China vaulted from rank 68 to number one in Brazilian oilseed exports (SH4 1207) in 2025, accumulating US$ 195 million and a 32% share in a single year.
In 2024, China ranked #68 among destinations for Brazilian oilseeds and oleaginous fruits (SH4 1207). The recorded FOB value was US$ 30 — a rounding error by any measure. By 2025, the same partner had climbed to #1 with US$ 195 million and a 32.4% share of total exports. The nominal variation exceeds 7 million times the prior value. No comparable movement exists in recent data for this chapter.
Chapter 1207 covers seeds used in vegetable oil extraction and industrial applications — sesame, flaxseed, rapeseed, safflower, and others. Brazil was already a relevant global exporter, but China had not appeared as a significant destination within this specific classification. The 2025 surge signals a flow redirection, likely driven by Chinese domestic processing demand and currency advantages that made Brazilian product cheaper in yuan terms without requiring dollar price concessions.
At 32.4% share, China alone accounts for nearly one-third of the chapter. That creates a concentration vector that did not exist two years ago. For the Brazilian supply chain, the arrival of a Chinese buyer at this scale has two simultaneous effects: it supports prices in the short run and increases dependency on a single partner that can alter tariffs, quotas, or demand without warning. The sector has seen this pattern before — soybeans traveled a similar path decades earlier.

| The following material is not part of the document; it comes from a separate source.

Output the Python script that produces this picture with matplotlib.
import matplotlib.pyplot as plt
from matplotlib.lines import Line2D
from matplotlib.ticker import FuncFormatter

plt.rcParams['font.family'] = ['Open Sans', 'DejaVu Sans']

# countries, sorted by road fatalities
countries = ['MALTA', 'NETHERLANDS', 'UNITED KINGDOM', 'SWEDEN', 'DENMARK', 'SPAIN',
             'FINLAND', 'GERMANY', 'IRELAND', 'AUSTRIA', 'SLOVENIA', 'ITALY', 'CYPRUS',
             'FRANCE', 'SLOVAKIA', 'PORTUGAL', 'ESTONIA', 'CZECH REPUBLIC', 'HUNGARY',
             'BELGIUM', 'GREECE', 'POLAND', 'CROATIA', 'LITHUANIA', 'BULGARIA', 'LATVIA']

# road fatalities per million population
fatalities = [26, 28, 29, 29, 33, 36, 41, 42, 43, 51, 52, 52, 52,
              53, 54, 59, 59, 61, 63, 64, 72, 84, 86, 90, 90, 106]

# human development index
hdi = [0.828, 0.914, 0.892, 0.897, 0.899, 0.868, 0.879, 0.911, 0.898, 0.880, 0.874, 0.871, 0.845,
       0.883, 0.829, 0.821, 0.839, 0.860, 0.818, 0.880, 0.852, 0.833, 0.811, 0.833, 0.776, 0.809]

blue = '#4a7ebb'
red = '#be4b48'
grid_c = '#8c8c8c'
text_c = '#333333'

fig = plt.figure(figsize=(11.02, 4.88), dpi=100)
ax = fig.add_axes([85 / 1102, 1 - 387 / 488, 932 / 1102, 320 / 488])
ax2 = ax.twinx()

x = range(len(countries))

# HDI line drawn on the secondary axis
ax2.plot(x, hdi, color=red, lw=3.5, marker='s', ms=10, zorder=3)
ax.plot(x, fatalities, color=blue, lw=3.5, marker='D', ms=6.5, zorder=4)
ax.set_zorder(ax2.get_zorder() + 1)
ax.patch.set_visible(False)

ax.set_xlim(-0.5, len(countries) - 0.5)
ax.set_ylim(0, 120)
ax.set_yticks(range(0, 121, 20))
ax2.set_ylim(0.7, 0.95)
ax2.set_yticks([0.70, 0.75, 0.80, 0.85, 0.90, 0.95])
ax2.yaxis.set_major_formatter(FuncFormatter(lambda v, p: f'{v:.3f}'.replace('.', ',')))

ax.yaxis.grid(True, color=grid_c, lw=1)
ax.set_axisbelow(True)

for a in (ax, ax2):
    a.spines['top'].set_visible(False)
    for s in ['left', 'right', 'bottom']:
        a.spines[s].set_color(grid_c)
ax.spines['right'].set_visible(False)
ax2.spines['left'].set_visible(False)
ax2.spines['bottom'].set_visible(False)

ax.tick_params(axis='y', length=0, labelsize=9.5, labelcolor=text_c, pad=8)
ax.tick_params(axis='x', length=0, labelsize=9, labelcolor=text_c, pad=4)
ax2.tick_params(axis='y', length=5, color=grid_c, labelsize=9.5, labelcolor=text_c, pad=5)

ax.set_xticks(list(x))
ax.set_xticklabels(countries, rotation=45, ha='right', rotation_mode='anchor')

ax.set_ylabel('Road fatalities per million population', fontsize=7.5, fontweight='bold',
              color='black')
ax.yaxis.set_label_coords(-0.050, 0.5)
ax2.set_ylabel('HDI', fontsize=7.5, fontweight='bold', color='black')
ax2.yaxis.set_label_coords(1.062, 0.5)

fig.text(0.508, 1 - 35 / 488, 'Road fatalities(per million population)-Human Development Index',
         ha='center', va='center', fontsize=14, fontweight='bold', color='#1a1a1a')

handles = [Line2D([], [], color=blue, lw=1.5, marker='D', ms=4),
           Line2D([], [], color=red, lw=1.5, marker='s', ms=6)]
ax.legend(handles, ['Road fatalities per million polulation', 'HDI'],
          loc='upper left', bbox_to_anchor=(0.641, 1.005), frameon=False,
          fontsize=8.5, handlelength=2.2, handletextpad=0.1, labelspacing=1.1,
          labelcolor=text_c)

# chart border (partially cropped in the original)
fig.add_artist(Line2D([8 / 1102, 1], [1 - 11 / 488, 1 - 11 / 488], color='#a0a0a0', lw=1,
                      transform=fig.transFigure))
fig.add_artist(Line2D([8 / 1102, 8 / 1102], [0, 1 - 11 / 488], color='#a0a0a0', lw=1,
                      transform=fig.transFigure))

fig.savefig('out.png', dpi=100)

The most plausible explanation combines three factors. First, China has accelerated its agricultural supplier diversification policy following trade tensions with other exporters. Second, a weaker Brazilian real through 2025 made the product cheaper in yuan without eroding dollar margins. Third, route migration is likely — flows that previously moved through intermediaries may have shifted to contracts declaring Brazil as origin directly. Each factor amplifies the other when they align simultaneously.
FOB data alone does not reveal whether the surge was driven by volume, unit price, or both. Within chapter 1207, the species mix matters: sesame and flaxseed carry significantly higher per-kilo values than rapeseed or sunflower. If China absorbed higher-value varieties, the average ticket could have lifted aggregate FOB even with still-moderate volumes. That distinction changes the margin read for Brazilian exporters planning renewals for 2026.

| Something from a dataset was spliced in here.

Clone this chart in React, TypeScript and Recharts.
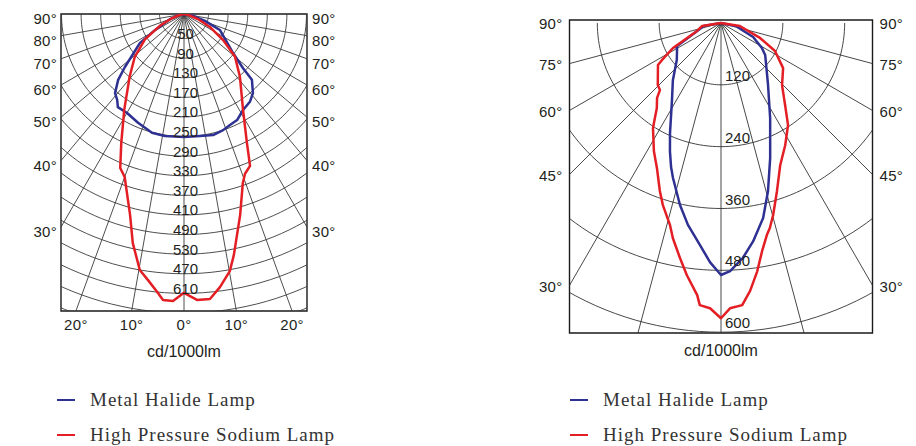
import React from 'react';
import { ComposedChart, Line, Scatter, XAxis, YAxis, ReferenceArea, Legend } from 'recharts';

// ---------------- data ----------------
const LAMP_NAMES = ['Metal Halide Lamp', 'High Pressure Sodium Lamp'];
const MH_COLOR = '#2E3192';
const HPS_COLOR = '#E31E24';

// Left diagram (angle from nadir in degrees, negative = left; intensity in cd/1000lm)
const leftMhAngles = [-90, -78, -70, -61, -56.6, -48.1, -45, -41.1, -37.9, -35.4, -29.9, -22.9, -15.1, -8.9, 0, 7.5, 13.5, 18.6, 22.5, 26.6, 31.6, 36.9, 41.1, 45.9, 47.5, 51.5, 58, 66, 72, 80, 90];
const leftMhValues = [0, 10, 30, 68, 108, 162, 190, 214, 222, 233, 233, 241, 251, 252, 251, 251, 254, 250, 245, 242, 230, 224, 214, 193, 163, 128, 100, 80, 45, 15, 0];
const leftHpsAngles = [-90, -78, -70, -64, -57, -49, -41, -32, -26, -22.5, -20, -17.7, -15, -12.6, -9.8, -7.7, -5.5, -4.2, -2.2, 0, 2.6, 5.2, 7.5, 10.1, 11.7, 15.6, 19.2, 20.9, 23.5, 26, 31.6, 41.6, 50, 56.3, 63.4, 70, 78, 90];
const leftHpsValues = [0, 10, 28, 55, 95, 133, 169, 230, 292, 340, 354, 383, 425, 479, 530, 548, 570, 585, 586, 569, 584, 584, 562, 533, 502, 426, 365, 349, 338, 293, 230, 172, 136, 96, 59, 30, 10, 0];
const leftArcValues = [50, 90, 130, 170, 210, 250, 290, 330, 370, 410, 450, 490, 530, 570, 610, 650];
const leftArcLabels = ['50', '90', '130', '170', '210', '250', '290', '330', '370', '410', '490', '530', '470', '610'];
const leftRayAngles = [-80, -70, -60, -50, -40, -30, -20, -10, 0, 10, 20, 30, 40, 50, 60, 70, 80];
const leftSideTickAngles = [90, 80, 70, 60, 50, 40, 30];
const leftBottomTickAngles = [-20, -10, 0, 10, 20];

// Right diagram
const rightMhAngles = [-90, -80, -71.6, -62, -60.4, -50, -40.1, -32.5, -24.9, -21.7, -19.1, -17.2, -12.7, -9.3, -5.4, -2.6, 0, 2.1, 5.3, 8.4, 12.2, 15.6, 20, 27.3, 37.2, 54, 58.6, 66.4, 78, 90];
const rightMhValues = [0, 34, 48, 100, 98, 112, 145, 177, 235, 268, 296, 315, 362, 397, 433, 465, 489, 482, 458, 428, 387, 339, 279, 208, 151, 106, 93, 68, 30, 0];
const rightHpsAngles = [-90, -81, -71.6, -62.5, -57.9, -56.3, -45.5, -42.3, -40.5, -37, -34.8, -32.9, -27.6, -23.8, -20, -17.7, -14.2, -12.6, -9.9, -7.7, -5, -4.3, -2.2, 0, 1.8, 4.3, 6.2, 8.3, 10.2, 12.2, 13.4, 15.2, 18.4, 22.6, 27.7, 33.3, 38, 44.5, 54, 62.6, 69, 81, 90];
const rightHpsValues = [0, 37, 49, 105, 135, 147, 172, 176, 191, 207, 225, 243, 281, 308, 347, 371, 404, 428, 463, 494, 530, 549, 554, 573, 554, 549, 523, 487, 450, 421, 409, 386, 344, 299, 268, 237, 202, 169, 149, 118, 81, 37, 0];
const rightArcValues = [120, 240, 360, 480, 600];
const rightArcLabels = ['120', '240', '360', '480', '600'];
const rightRayAngles = [-75, -60, -45, -30, -15, 0, 15, 30, 45, 60, 75];
const rightSideTickAngles = [90, 75, 60, 45, 30];

const UNIT_LABEL = 'cd/1000lm';

// ---------------- helpers ----------------
const RAD = Math.PI / 180;
const toXY = (deg: number, v: number) => ({ x: v * Math.sin(deg * RAD), y: -v * Math.cos(deg * RAD) });
const curve = (angles: number[], values: number[]) => angles.map((a, i) => toXY(a, values[i]));
const arcPoints = (v: number) => {
  const pts: { x: number; y: number }[] = [];
  for (let a = -90; a <= 90; a += 2) pts.push(toXY(a, v));
  return pts;
};
const rayPoints = (deg: number) => [toXY(deg, 0), toXY(deg, 2000)];

const SANS = "'Liberation Sans', Arimo, Arial, sans-serif";
const SERIF = "'Liberation Serif', 'Times New Roman', serif";
const TEXT_COLOR = '#231F20';

type Cfg = {
  left: number;
  width: number;
  height: number;
  margin: { top: number; right: number; bottom: number; left: number };
  leftAxisWidth: number;
  rightAxisWidth: number;
  xAxisHeight: number;
  xDomain: [number, number];
  yDomain: [number, number];
  arcValues: number[];
  arcLabels: string[];
  arcAnchor: 'middle' | 'start';
  arcDx: number;
  arcDy: number;
  rayAngles: number[];
  sideTickAngles: number[];
  sideDy: number;
  sideGapL: number;
  sideGapR: number;
  bottomTickAngles: number[];
  unitDy: number;
  mhAngles: number[];
  mhValues: number[];
  hpsAngles: number[];
  hpsValues: number[];
  legendLeft: number;
  legendTop: number;
  gridColor: string;
};

const renderLegend = (props: any) => {
  const payload: any[] = props.payload || [];
  const items = LAMP_NAMES.map((n) => payload.find((p) => p.value === n)).filter(Boolean);
  return (
    <div style={{ fontFamily: SERIF, fontSize: 19, letterSpacing: 1, color: '#333', lineHeight: '35px' }}>
      {items.map((it: any) => (
        <div key={it.value} style={{ display: 'flex', alignItems: 'center', height: 35 }}>
          <span style={{ display: 'inline-block', width: 18, height: 2, background: it.color, marginRight: 15 }} />
          <span>{it.value}</span>
        </div>
      ))}
    </div>
  );
};

function PolarPanel({ cfg }: { cfg: Cfg }) {
  const halfW = cfg.xDomain[1];
  const depth = -cfg.yDomain[0];
  const sideTicks = cfg.sideTickAngles.map((a) => -halfW / Math.tan(a * RAD));
  const sideLabels = cfg.sideTickAngles.map((a) => `${a}°`);
  const bottomTicks = cfg.bottomTickAngles.map((a) => depth * Math.tan(a * RAD));
  const bottomLabels = cfg.bottomTickAngles.map((a) => `${Math.abs(a)}°`);
  const labelPoints = cfg.arcLabels.map((l, i) => ({ x: 0, y: -cfg.arcValues[i], label: l }));
  const textStyle = { fontFamily: SANS, fontSize: 15, fill: TEXT_COLOR, letterSpacing: 0.3 } as const;

  return (
    <div style={{ position: 'absolute', left: cfg.left, top: 0 }}>
      <ComposedChart width={cfg.width} height={cfg.height} margin={cfg.margin}>
        <XAxis
          type="number"
          dataKey="x"
          domain={cfg.xDomain}
          allowDataOverflow
          ticks={bottomTicks}
          interval={0}
          height={cfg.xAxisHeight}
          axisLine={false}
          tickLine={false}
          tickSize={0}
          tickMargin={0}
          tick={(p: any) => (
            <text x={p.x} y={p.y + 19} textAnchor="middle" style={textStyle}>
              {bottomLabels[p.index]}
            </text>
          )}
          label={{
            content: (p: any) => (
              <text
                x={p.viewBox.x + p.viewBox.width / 2}
                y={p.viewBox.y + cfg.unitDy}
                textAnchor="middle"
                style={{ fontFamily: SANS, fontSize: 16, fill: TEXT_COLOR }}
              >
                {UNIT_LABEL}
              </text>
            ),
          }}
        />
        <YAxis
          yAxisId="l"
          type="number"
          dataKey="y"
          domain={cfg.yDomain}
          allowDataOverflow
          ticks={sideTicks}
          interval={0}
          width={cfg.leftAxisWidth}
          axisLine={false}
          tickLine={false}
          tickSize={0}
          tickMargin={0}
          tick={(p: any) => (
            <text x={p.x - cfg.sideGapL} y={p.y + cfg.sideDy} textAnchor="end" style={textStyle}>
              {sideLabels[p.index]}
            </text>
          )}
        />
        <YAxis
          yAxisId="r"
          orientation="right"
          type="number"
          domain={cfg.yDomain}
          allowDataOverflow
          ticks={sideTicks}
          interval={0}
          width={cfg.rightAxisWidth}
          axisLine={false}
          tickLine={false}
          tickSize={0}
          tickMargin={0}
          tick={(p: any) => (
            <text x={p.x + cfg.sideGapR} y={p.y + cfg.sideDy} textAnchor="start" style={textStyle}>
              {sideLabels[p.index]}
            </text>
          )}
        />
        {cfg.arcValues.map((v) => (
          <Line
            key={`arc-${v}`}
            yAxisId="l"
            data={arcPoints(v)}
            dataKey="y"
            stroke={cfg.gridColor}
            strokeWidth={0.9}
            dot={false}
            activeDot={false}
            legendType="none"
            isAnimationActive={false}
          />
        ))}
        {cfg.rayAngles.map((a) => (
          <Line
            key={`ray-${a}`}
            yAxisId="l"
            data={rayPoints(a)}
            dataKey="y"
            stroke={cfg.gridColor}
            strokeWidth={0.9}
            dot={false}
            activeDot={false}
            legendType="none"
            isAnimationActive={false}
          />
        ))}
        <ReferenceArea
          yAxisId="l"
          x1={cfg.xDomain[0]}
          x2={cfg.xDomain[1]}
          y1={cfg.yDomain[0]}
          y2={cfg.yDomain[1]}
          fill="none"
          stroke="#1a1a1a"
          strokeWidth={1.4}
          ifOverflow="visible"
        />
        <Line
          yAxisId="l"
          name={LAMP_NAMES[0]}
          data={curve(cfg.mhAngles, cfg.mhValues)}
          dataKey="y"
          stroke={MH_COLOR}
          strokeWidth={2.5}
          strokeLinejoin="round"
          dot={false}
          activeDot={false}
          isAnimationActive={false}
        />
        <Line
          yAxisId="l"
          name={LAMP_NAMES[1]}
          data={curve(cfg.hpsAngles, cfg.hpsValues)}
          dataKey="y"
          stroke={HPS_COLOR}
          strokeWidth={2.5}
          strokeLinejoin="round"
          dot={false}
          activeDot={false}
          isAnimationActive={false}
        />
        <Scatter
          yAxisId="l"
          data={labelPoints}
          dataKey="y"
          legendType="none"
          isAnimationActive={false}
          shape={(p: any) => (
            <text x={p.cx + cfg.arcDx} y={p.cy + cfg.arcDy} textAnchor={cfg.arcAnchor} style={{ ...textStyle, letterSpacing: 0 }}>
              {p.payload.label}
            </text>
          )}
        />
        <Legend
          layout="vertical"
          align="center"
          verticalAlign="middle"
          wrapperStyle={{ left: cfg.legendLeft, top: cfg.legendTop, width: 360, height: 72 }}
          content={renderLegend}
        />
      </ComposedChart>
    </div>
  );
}

const leftCfg: Cfg = {
  left: 0,
  width: 458,
  height: 446,
  margin: { top: 14, right: 101, bottom: 105, left: 11 },
  leftAxisWidth: 50,
  rightAxisWidth: 50,
  xAxisHeight: 30,
  xDomain: [-251, 251],
  yDomain: [-606, 0],
  arcValues: leftArcValues,
  arcLabels: leftArcLabels,
  arcAnchor: 'middle',
  arcDx: 1.5,
  arcDy: 0.5,
  rayAngles: leftRayAngles,
  sideTickAngles: leftSideTickAngles,
  sideDy: 10,
  sideGapL: 4,
  sideGapR: 5,
  bottomTickAngles: leftBottomTickAngles,
  unitDy: 46,
  mhAngles: leftMhAngles,
  mhValues: leftMhValues,
  hpsAngles: leftHpsAngles,
  hpsValues: leftHpsValues,
  legendLeft: 57,
  legendTop: 382,
  gridColor: '#3a3a3a',
};

const rightCfg: Cfg = {
  left: 458,
  width: 458,
  height: 446,
  margin: { top: 20, right: 3.5, bottom: 83, left: 61.5 },
  leftAxisWidth: 50,
  rightAxisWidth: 40,
  xAxisHeight: 30,
  xDomain: [-294, 294],
  yDomain: [-601.6, 5.8],
  arcValues: rightArcValues,
  arcLabels: rightArcLabels,
  arcAnchor: 'start',
  arcDx: 4,
  arcDy: -4,
  rayAngles: rightRayAngles,
  sideTickAngles: rightSideTickAngles,
  sideDy: 6.5,
  sideGapL: 7,
  sideGapR: 7,
  bottomTickAngles: [],
  unitDy: 22.5,
  mhAngles: rightMhAngles,
  mhValues: rightMhValues,
  hpsAngles: rightHpsAngles,
  hpsValues: rightHpsValues,
  legendLeft: 112,
  legendTop: 382,
  gridColor: '#333333',
};

export default function App() {
  return (
    <div style={{ position: 'absolute', left: 0, top: 0, width: 916, height: 446, background: '#fff', overflow: 'hidden' }}>
      <PolarPanel cfg={leftCfg} />
      <PolarPanel cfg={rightCfg} />
    </div>
  );
}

Other traditional buyers in the chapter — Middle Eastern and European countries — remain active, but have lost relative share as China expanded. The geographic redistribution was too rapid to reflect only incremental demand. Part of China's growth likely displaced volumes that previously moved to other destinations, implying more competitive price negotiation across markets in the months ahead. Buyers in Europe and the Middle East that previously relied on consistent Brazilian supply may need to re-evaluate sourcing contracts sooner than planned.